__SHORT PROBLEM__. State the number of lines that include the string "with", and write nothing else.

Start of DATA EXTRACT

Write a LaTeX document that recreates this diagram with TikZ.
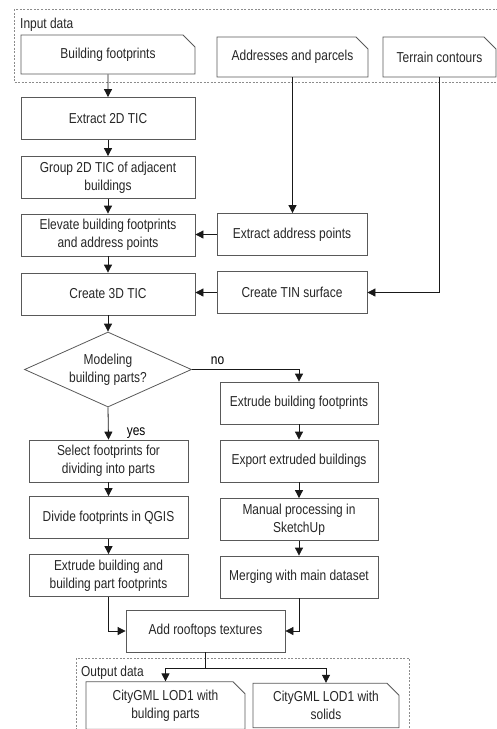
\documentclass[tikz,border=0pt]{standalone}
\usepackage{fontspec}
\setmainfont{Liberation Sans}[FakeStretch=0.83]
\usetikzlibrary{shapes.geometric}
\usetikzlibrary{shapes.misc}
\usetikzlibrary{calc}
\usetikzlibrary{arrows.meta}

\begin{document}
\begin{tikzpicture}[x=1pt,y=-1pt,
  font=\fontsize{14.4}{18}\selectfont,
  >={Triangle[length=8pt,width=8pt]},
  proc/.style={draw=black!65,line width=0.8pt,minimum width=#1,minimum height=42pt,
    inner sep=1pt,align=center,text=black!85},
  iobox/.style={chamfered rectangle,chamfered rectangle corners=north east,
    chamfered rectangle xsep=5pt,chamfered rectangle ysep=7pt,
    draw=black!65,line width=0.8pt,minimum width=#1,minimum height=40pt,
    inner sep=1pt,align=center,text=black!85},
  decide/.style={diamond,draw=black!65,line width=0.8pt,aspect=2.2,
    minimum width=167pt,minimum height=75pt,inner sep=0pt,align=center,text=black!85},
  dashframe/.style={draw=black!45,line width=0.6pt,dash pattern=on 2pt off 1.5pt},
  flow/.style={->,draw=black!90,line width=0.8pt}]
  \useasboundingbox (0,0) rectangle (497,729);

  % input data
  \draw [dashframe] (14,9) rectangle (505,82);
  \node [anchor=west,inner sep=0pt,text=black!85] (inlbl) at (20,25) {Input data};
  \node [iobox=174pt,minimum height=39pt] (bf) at (108,54.5) {Building footprints};
  \node [iobox=151pt] (addr) at (292.5,57) {Addresses and parcels};
  \node [iobox=113pt] (terr) at (439.5,57) {Terrain contours};

  % processing
  \node [proc=174pt] (ext2d) at (108,118.5) {Extract 2D TIC};
  \node [proc=174pt] (grp) at (108,177.5) {Group 2D TIC of adjacent\\buildings};
  \node [proc=174pt] (elev) at (108,235) {Elevate building footprints\\and address points};
  \node [proc=150pt] (extaddr) at (292,234.5) {Extract address points};
  \node [proc=174pt] (c3d) at (108,294) {Create 3D TIC};
  \node [proc=150pt] (tin) at (292,292.5) {Create TIN surface};
  \node [decide] (model) at (108,369.5) {Modeling\\building parts?};

  \node [proc=158pt] (extr) at (299,403) {Extrude building footprints};
  \node [proc=158pt] (expo) at (299,461) {Export extruded buildings};
  \node [proc=158pt] (manu) at (299,519.5) {Manual processing in\\SketchUp};
  \node [proc=158pt] (merg) at (299,577) {Merging with main dataset};

  \node [proc=159pt] (sel) at (108.5,461) {Select footprints for\\dividing into parts};
  \node [proc=159pt] (divi) at (108.5,517.5) {Divide footprints in QGIS};
  \node [proc=159pt] (extp) at (108.5,575.5) {Extrude building and\\building part footprints};
  \node [proc=159pt] (roof) at (205.5,631) {Add rooftops textures};

  % output data
  \draw [dashframe] (76,658) rectangle (409,745);
  \node [anchor=west,inner sep=0pt,text=black!85] (outlbl) at (81,673) {Output data};
  \node [iobox=159pt,minimum height=43pt] (out1) at (165.5,705.5) {CityGML LOD1 with\\bulding parts};
  \node [iobox=146pt,minimum height=43pt] (out2) at (326,705.5) {CityGML LOD1 with\\solids};

  \draw [flow] (bf) -- (ext2d);
  \draw [flow] (ext2d) -- (grp);
  \draw [flow] (grp) -- (elev);
  \draw [flow] (elev) -- (c3d);
  \draw [flow] (addr.south) -- (addr.south |- extaddr.north);
  \draw [flow] (extaddr.west) -- (extaddr.west -| elev.east);
  \draw [flow] (terr.south) |- (tin.east);
  \draw [flow] (tin.west) -- (tin.west -| c3d.east);
  \draw [flow] (c3d) -- (model);
  \draw [flow] (model.east) -| node [pos=0.12,above=1pt] {no} (extr.north);
  \draw [flow] (model.south) -- node [pos=0.8,right=18pt,inner sep=0pt] {yes} (sel.north);
  \draw [flow] (extr) -- (expo);
  \draw [flow] (expo) -- (manu);
  \draw [flow] (manu) -- (merg);
  \draw [flow] (sel) -- (divi);
  \draw [flow] (divi) -- (extp);
  \draw [flow] (extp.south) |- (roof.west);
  \draw [flow] (merg.south) |- (roof.east);
  \coordinate (fork) at ($ (roof.south)+(0,16) $);
  \draw [flow,-] (roof.south) -- (fork);
  \draw [flow] (fork) -| (out1.north);
  \draw [flow] (fork) -| (out2.north);
\end{tikzpicture}
\end{document}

End of DATA EXTRACT

__PROBLEM SOLUTION__. 4